I’m currently using a large number of databases (ranging from 50 to 100). To display all relations in an entity using separate field resuls in an enormous list of fields, thus unworkable.
To address this, I use a single field that consolidates relations from all relevant databases. This approach significantly declutters the interface and saves screen space.

Tension:
The need to manually add each of the 50+ databases individually in views. This process is time-consuming and repetitive.

Proposed Solution: Database collections
These collections would function similarly to individual databases but with added efficiency: One-Click Relation Setup: You could create 50 or more relations with a single click, vastly improving setup time. This is useful for views that need to aggregate a lot of databases, such as:

  • Recently Modified Entities
  • High Priority
  • Parent Project

Each view often shares common relationships or properties across multiple databases (e.g., modification date, priority status database relation, or parent project relation).

Maybe you encountered another use case where database collections could be useful? Please share, thanks.

And a quick way to create a collection, would be to choose: aggregate all databases in the new collection that contain relationship XYZ.
For example 'aggregate all databases in a new collection that contain relationship “Parent Project”. This would aggregate all project content types (in my case that would cover approx 50 databases).
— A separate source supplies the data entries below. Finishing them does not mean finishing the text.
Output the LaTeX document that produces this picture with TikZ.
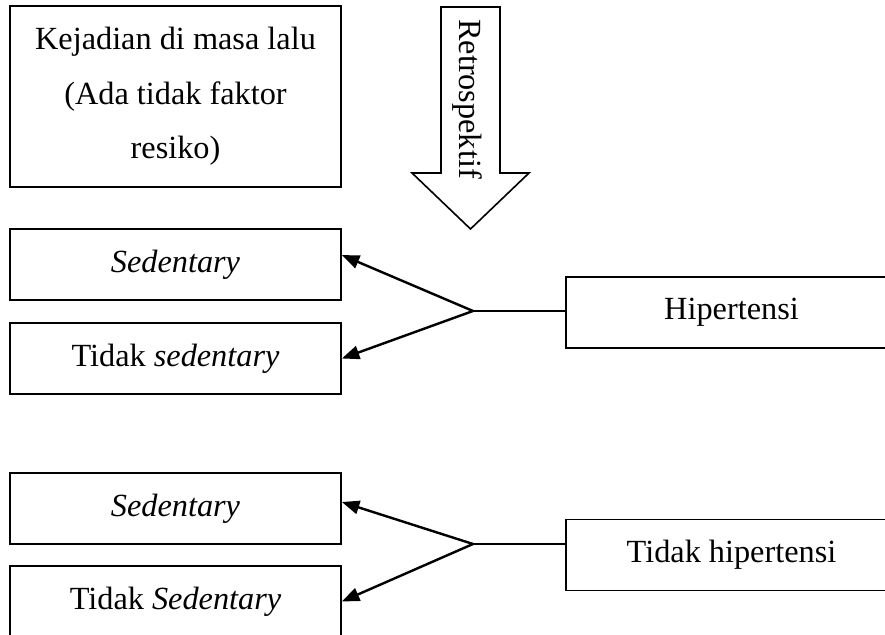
\documentclass[tikz,border=0pt]{standalone}
\usepackage{fontspec}
\setmainfont{Liberation Serif}
\usetikzlibrary{arrows.meta}
\begin{document}
\begin{tikzpicture}[x=0.3715pt,y=-0.3715pt,
  kotak/.style={draw,line width=0.6pt,minimum width=123pt,minimum height=26.4pt,inner sep=0pt,font=\fontsize{12}{20.25}\selectfont},
  panah/.style={line width=0.9pt,-{Triangle[length=6.5pt,width=5pt]}}]
  \useasboundingbox (0,0) rectangle (885,635);
  \node[kotak,minimum height=67.2pt,align=center] (lalu) at (175.5,96.5) {Kejadian di masa lalu\\(Ada tidak faktor\\resiko)};
  \draw[line width=0.6pt] (441,7) -- (500,7) -- (500,173) -- (529,173) -- (470.5,229) -- (412,173) -- (441,173) -- cycle;
  \node[rotate=-90,font=\fontsize{12}{14}\selectfont] (retro) at (467,99) {Retrospektif};
  \node[kotak] (sed1) at (175.5,264.5) {\textit{Sedentary}};
  \node[kotak] (tsed1) at (175.5,358.5) {Tidak \textit{sedentary}};
  \node[kotak] (hip) at (731.5,312.5) {Hipertensi};
  \node[kotak] (sed2) at (175.5,508.5) {\textit{Sedentary}};
  \node[kotak] (tsed2) at (175.5,601.5) {Tidak \textit{Sedentary}};
  \node[kotak] (thip) at (731.5,555) {Tidak hipertensi};
  \coordinate (cab1) at (473,311);
  \coordinate (cab2) at (473,544);
  \draw[line width=0.45pt] (cab1 -| hip.west) -- (cab1);
  \draw[panah] (cab1) -- ([yshift=3.5pt]sed1.east);
  \draw[panah] (cab1) -- (tsed1.east);
  \draw[line width=0.45pt] (cab2 -| thip.west) -- (cab2);
  \draw[panah] (cab2) -- ([yshift=2.4pt]sed2.east);
  \draw[panah] (cab2) -- (tsed2.east);
\end{tikzpicture}
\end{document}
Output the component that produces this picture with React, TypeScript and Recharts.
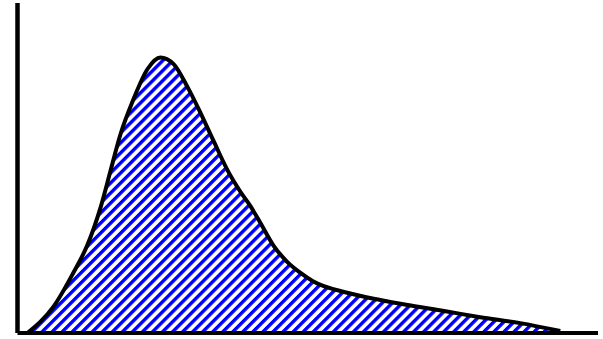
import { AreaChart, Area, XAxis, YAxis } from 'recharts';

// x positions and density values
const xs = [0.17, 0.4, 0.62, 0.96, 1.2, 1.43, 1.6, 1.77, 1.99, 2.24, 2.46, 2.69, 2.93, 3.15, 3.37, 3.61, 3.84, 4.01, 4.18, 4.41, 4.65, 4.87, 5.09, 5.68, 6.25, 6.82, 7.4, 7.97, 8.66, 9.35];
const density = [0, 0.035, 0.08, 0.182, 0.265, 0.38, 0.49, 0.6, 0.705, 0.8, 0.835, 0.815, 0.745, 0.668, 0.585, 0.496, 0.428, 0.385, 0.335, 0.265, 0.215, 0.183, 0.157, 0.122, 0.1, 0.082, 0.065, 0.048, 0.03, 0.006];

const data = xs.map((x, i) => ({ x, y: density[i] }));

export default function App() {
  return (
    <div style={{ position: 'absolute', left: 0, top: 0 }}>
      <AreaChart width={603} height={339} data={data} margin={{ top: 3, right: 5, left: 0, bottom: 0 }}>
        <defs>
          <pattern id="hatch" patternUnits="userSpaceOnUse" width={7.1} height={7.1} patternTransform="rotate(45)">
            <rect x={0} y={0} width={7.1} height={7.1} fill="#ffffff" />
            <rect x={0} y={0} width={3.4} height={7.1} fill="#0000ff" />
          </pattern>
        </defs>
        <XAxis
          dataKey="x"
          type="number"
          domain={[0, 10]}
          tick={false}
          tickLine={false}
          height={6}
          axisLine={{ stroke: '#000', strokeWidth: 4 }}
        />
        <YAxis
          domain={[0, 1]}
          tick={false}
          tickLine={false}
          width={17.5}
          axisLine={{ stroke: '#000', strokeWidth: 4.5 }}
        />
        <Area
          type="monotone"
          dataKey="y"
          stroke="#000"
          strokeWidth={4}
          fill="url(#hatch)"
          fillOpacity={1}
          isAnimationActive={false}
          dot={false}
          activeDot={false}
        />
      </AreaChart>
    </div>
  );
}
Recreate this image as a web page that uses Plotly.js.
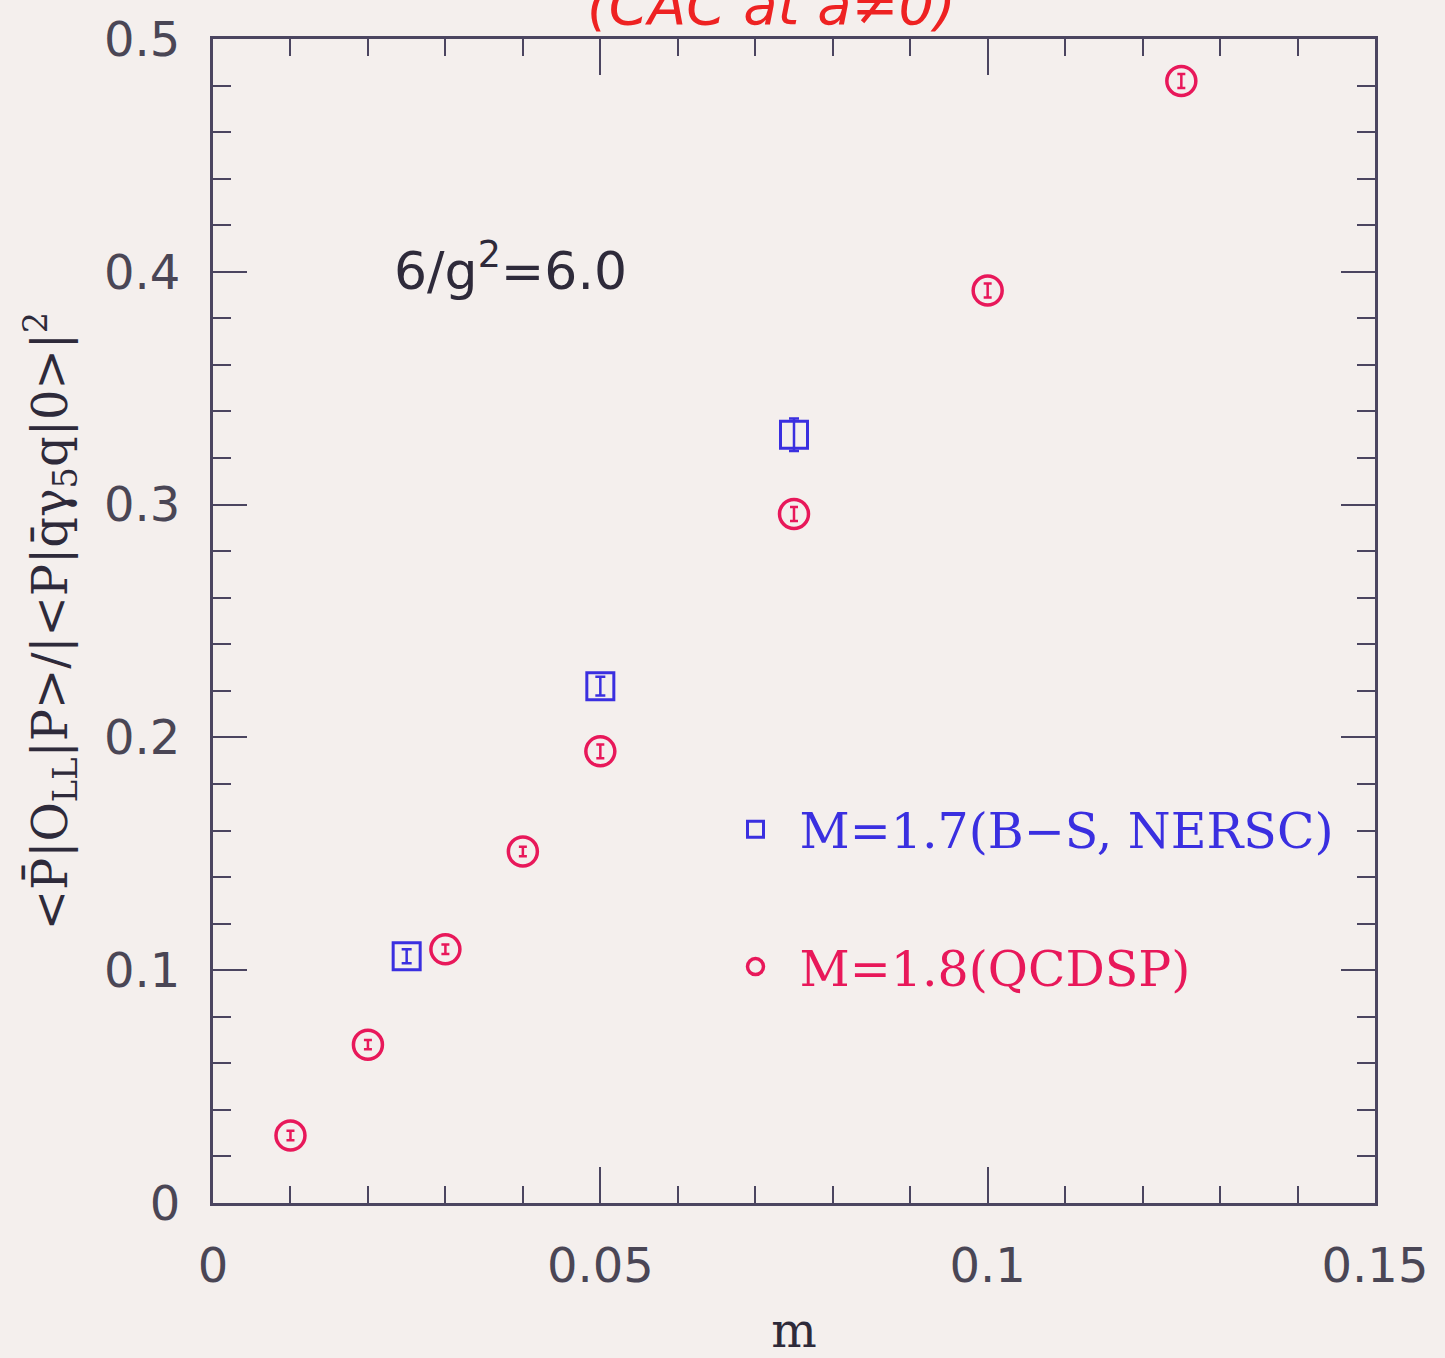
<!DOCTYPE html>
<html>
<head>
<meta charset="utf-8">
<script src="https://cdn.plot.ly/plotly-3.0.1.min.js"></script>
<style>body{margin:0;padding:0;background:#f4efed;}</style>
</head>
<body>
<div id="chart" style="width:1445px;height:1358px;"></div>
<script>
// QCDSP, M=1.8 (red circles)
const mRed = [0.01, 0.02, 0.03, 0.04, 0.05, 0.075, 0.10, 0.125];
const valRed = [0.029, 0.068, 0.109, 0.151, 0.194, 0.296, 0.392, 0.482];
const errRed = [0.002, 0.002, 0.002, 0.002, 0.003, 0.003, 0.003, 0.003];
// B-S NERSC, M=1.7 (blue squares)
const mBlue = [0.025, 0.05, 0.075];
const valBlue = [0.106, 0.222, 0.330];
const errBlue = [0.003, 0.004, 0.007];

const xTickVals = [0, 0.05, 0.1, 0.15];
const xTickText = ['0', '0.05', '0.1', '0.15'];
const yTickVals = [0, 0.1, 0.2, 0.3, 0.4, 0.5];
const yTickText = ['0', '0.1', '0.2', '0.3', '0.4', '0.5'];

const nameBlue = 'M=1.7(B\u2212S, NERSC)';
const nameRed = 'M=1.8(QCDSP)';

const blue = '#3a2fe0';
const red = '#e8185a';
const axisColor = '#4b4560';
const bg = '#f4efed';
const serif = 'DejaVu Serif, serif';

const traces = [
  {
    x: mBlue, y: valBlue, type: 'scatter', mode: 'markers',
    name: '<span style="color:' + blue + '">' + nameBlue + '</span>',
    legend: 'legend',
    marker: {symbol: 'square-open', size: 27, color: blue, line: {width: 3, color: blue}},
    error_y: {type: 'data', array: errBlue, visible: true, color: blue, thickness: 2.5, width: 5}
  },
  {
    x: mRed, y: valRed, type: 'scatter', mode: 'markers',
    name: '<span style="color:' + red + '">' + nameRed + '</span>',
    legend: 'legend2',
    marker: {symbol: 'circle-open', size: 29, color: red, line: {width: 3.5, color: red}},
    error_y: {type: 'data', array: errRed, visible: true, color: red, thickness: 2.5, width: 4}
  }
];

const layout = {
  width: 1445, height: 1358,
  margin: {l: 213, r: 70, t: 39, b: 155},
  paper_bgcolor: bg, plot_bgcolor: bg,
  showlegend: true,
  legend: {
    x: 0.429, y: 0.321, xanchor: 'left', yanchor: 'middle',
    bgcolor: 'rgba(0,0,0,0)', borderwidth: 0, itemwidth: 78,
    font: {family: serif, size: 49, color: blue},
    itemsizing: 'trace'
  },
  legend2: {
    x: 0.429, y: 0.203, xanchor: 'left', yanchor: 'middle',
    bgcolor: 'rgba(0,0,0,0)', borderwidth: 0, itemwidth: 78,
    font: {family: serif, size: 49, color: red},
    itemsizing: 'trace'
  },
  xaxis: {
    range: [0, 0.15], tickmode: 'array', tickvals: xTickVals, ticktext: xTickText,
    ticks: 'inside', ticklen: 36, tickwidth: 2, tickcolor: axisColor,
    minor: {tickmode: 'linear', tick0: 0, dtick: 0.01, ticks: 'inside', ticklen: 17, tickwidth: 2, tickcolor: axisColor},
    showline: true, linewidth: 3, linecolor: axisColor, mirror: 'allticks',
    showgrid: false, zeroline: false,
    ticklabelstandoff: 18,
    tickfont: {family: 'DejaVu Sans, sans-serif', size: 48, color: '#4a4655'},
    title: {text: 'm', standoff: 22, font: {family: serif, size: 48, color: '#2e2a3a'}}
  },
  yaxis: {
    range: [0, 0.5], tickmode: 'array', tickvals: yTickVals, ticktext: yTickText,
    ticks: 'inside', ticklen: 34, tickwidth: 2, tickcolor: axisColor,
    minor: {tickmode: 'linear', tick0: 0, dtick: 0.02, ticks: 'inside', ticklen: 18, tickwidth: 2, tickcolor: axisColor},
    showline: true, linewidth: 3, linecolor: axisColor, mirror: 'allticks',
    showgrid: false, zeroline: false,
    ticklabelstandoff: 20,
    tickfont: {family: 'DejaVu Sans, sans-serif', size: 48, color: '#4a4655'},
    title: {
      text: '&lt;P\u0304|O<sub>LL</sub>|P&gt;/|&lt;P|q\u0304\u03b3<sub>5</sub>q|0&gt;|<sup>2</sup>',
      standoff: 22,
      font: {family: serif, size: 48, color: '#2e2a3a'}
    }
  },
  annotations: [
    {
      xref: 'x', yref: 'y', x: 0.0384, y: 0.402, xanchor: 'center', yanchor: 'middle',
      text: '6/g<sup>2</sup>=6.0', showarrow: false,
      font: {family: 'DejaVu Sans, sans-serif', size: 52, color: '#2e2a3a'}
    },
    {
      xref: 'paper', yref: 'paper', x: 0.481, y: 1.03, xanchor: 'center', yanchor: 'middle',
      text: '<i>(CAC at a\u22600)</i>', showarrow: false,
      font: {family: 'DejaVu Sans, sans-serif', size: 56, color: '#ee2222'}
    }
  ]
};

Plotly.newPlot('chart', traces, layout, {displayModeBar: false, responsive: false});
</script>
</body>
</html>
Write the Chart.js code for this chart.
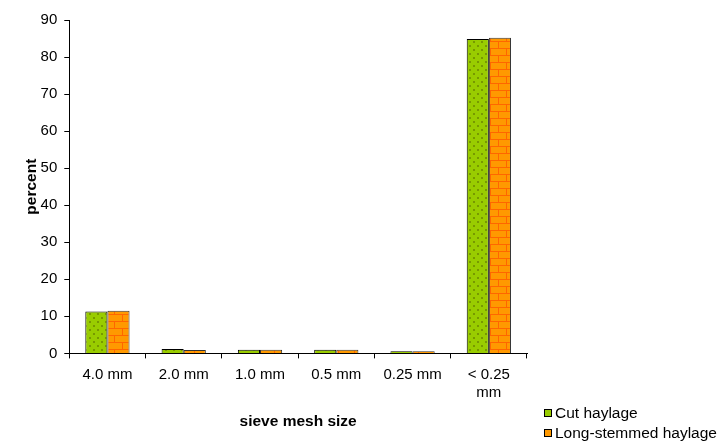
<!DOCTYPE html>
<html>
<head>
<meta charset="utf-8">
<script src="https://cdn.jsdelivr.net/npm/chart.js@4.4.1/dist/chart.umd.min.js"></script>
<style>
	body{margin:0;background:#fff;font-family:"Liberation Sans",Arial,sans-serif;}
	.wrap{position:relative;width:719px;height:443px;}
	.legend{position:absolute;left:544px;top:403px;font-size:15.5px;color:#000;}
	.legend div{height:20px;display:flex;align-items:center;white-space:nowrap;}
	.legend span.sw{display:inline-block;width:6px;height:6px;border:1px solid #000;margin-right:3px;}
</style>
</head>
<body>
<div class="wrap">
	<canvas id="chart" width="719" height="443"></canvas>
	<div class="legend">
		<div><span class="sw" style="background:#99CC00"></span>Cut haylage</div>
		<div><span class="sw" style="background:#FF9900"></span>Long-stemmed haylage</div>
	</div>
</div>
<script>
const categories = ["4.0 mm", "2.0 mm", "1.0 mm", "0.5 mm", "0.25 mm", ["< 0.25", "mm"]];
const cutHaylage = [11.3, 1.2, 1.0, 1.0, 0.6, 84.9];
const longStemmed = [11.5, 0.9, 1.0, 1.0, 0.6, 85.2];
const yTicks = [0, 10, 20, 30, 40, 50, 60, 70, 80, 90];

function dotPattern(){
	const c = document.createElement("canvas");
	c.width = 8; c.height = 8;
	const g = c.getContext("2d");
	g.fillStyle = "#99CC00";
	g.fillRect(0, 0, 8, 8);
	g.fillStyle = "#779900";
	g.fillRect(1, 1, 2, 2);
	g.fillRect(5, 5, 2, 2);
	return g.createPattern(c, "repeat");
}

function brickPattern(){
	const c = document.createElement("canvas");
	c.width = 16; c.height = 14;
	const g = c.getContext("2d");
	g.fillStyle = "#FF9900";
	g.fillRect(0, 0, 16, 14);
	g.fillStyle = "#FF6600";
	g.fillRect(0, 6, 16, 1);
	g.fillRect(0, 13, 16, 1);
	g.fillRect(2, 0, 1, 7);
	g.fillRect(10, 7, 1, 7);
	return g.createPattern(c, "repeat");
}

const tickFont = {size: 15, family: "Liberation Sans"};
const titleFont = {size: 15.5, weight: "bold", family: "Liberation Sans"};

const ctx = document.getElementById("chart").getContext("2d");
new Chart(ctx, {
	type: "bar",
	data: {
		labels: categories,
		datasets: [{
			label: "Cut haylage",
			data: cutHaylage,
			backgroundColor: dotPattern(),
			borderColor: "#000",
			borderWidth: 1,
			borderSkipped: "bottom"
		}, {
			label: "Long-stemmed haylage",
			data: longStemmed,
			backgroundColor: brickPattern(),
			borderColor: "#333",
			borderWidth: 1,
			borderSkipped: "bottom"
		}]
	},
	options: {
		responsive: false,
		animation: false,
		datasets: {bar: {barPercentage: 1, categoryPercentage: 0.58}},
		layout: {padding: {left: 22, right: 192, top: 20, bottom: 12}},
		plugins: {legend: {display: false}, tooltip: {enabled: false}},
		scales: {
			x: {
				grid: {drawOnChartArea: false, color: "#000", tickLength: 5},
				border: {color: "#000"},
				ticks: {color: "#000", font: tickFont, maxRotation: 0, padding: 7},
				title: {display: true, text: "sieve mesh size", color: "#000", font: titleFont, padding: {top: 4, bottom: 0}}
			},
			y: {
				min: 0, max: 90,
				afterBuildTicks: axis => { axis.ticks = yTicks.map(v => ({value: v})); },
				grid: {drawOnChartArea: false, color: "#000", tickLength: 5},
				border: {color: "#000"},
				ticks: {color: "#000", font: tickFont, padding: 7},
				title: {display: true, text: "percent", color: "#000", font: titleFont, padding: {top: 0, bottom: -7}}
			}
		}
	}
});
</script>
</body>
</html>
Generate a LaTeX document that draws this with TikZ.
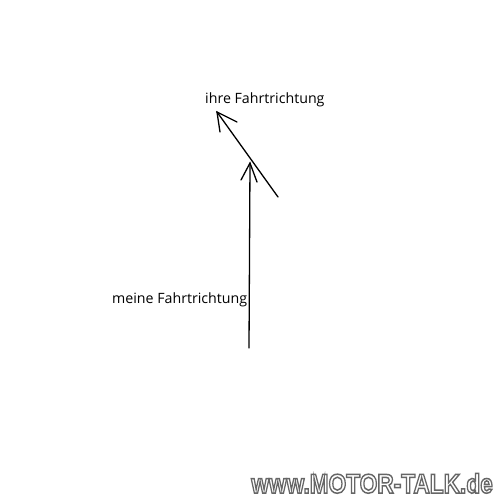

It would be even better if the collection would auto-update itself to include new databases that use the same relation, or remove a database from the collection if its shared relation is removed from it.

Really curious: how do you consolidatie relations from all relevant databases in a single field?

I mean I now combine databases in one field. (Maybe the term consolidate would be appropriate for the requested database collection). So I now have to manually add all relevant databases in one field, like for example in this entity display of type ‘Index’, I renamed the Page relations field to ‘Content’ and added a bunch of databases that all relate to an index entity:

I get that it takes some time initially, but why is it repetitive?

Do you mean that almost every db is connected to almost every other db, so that you need to create these ‘aggregated views’ for many entity types?

If so, it begs the question why such a hyperconnected structure is felt to be suitable for your needs…
When I see workspaces with lots of relations, it often points to inefficient structural design. Not saying this is necessarily the case for you, but I wonder what your use case is…

2 Likes

Ah, I see. In my head that’s ‘combining in a view’. Combining relations in an actual field would be really awesome (let’s say combine ‘project’ with ‘program’ in one field) but that’s not possible atm.

We often combine different databases in one view in a way you showed in your screenshot.

But it’s always per use case. So example: combine all forms, docs and emails of a contact in 1 view (so we save space).

However, we never do that repetitive, since it’s per use case (and those use cases only occur once).

Also, we make use of the relation page itself.

So priority is a database. If we open ‘high’ we’ll see on that page all entities/databases/relations with priority ‘high’.

In those screens we do like the separate views/containers so you can see ‘oh, these are tasks with high prio’ and ‘these are projects with high prio’.

Same for parent project. There, we also don’t combine stuff in 1 view. So each view has only one linked database and we show tasks, notes, resources separate.

So TLDR: can’t think of a use case where this comes handy in our workspace.

Also: combining so many databases/relations when it’s not very necessary can also slow your system down. And it may cause problems in the future when you extend the amount of databases or the total size of your workspace schema.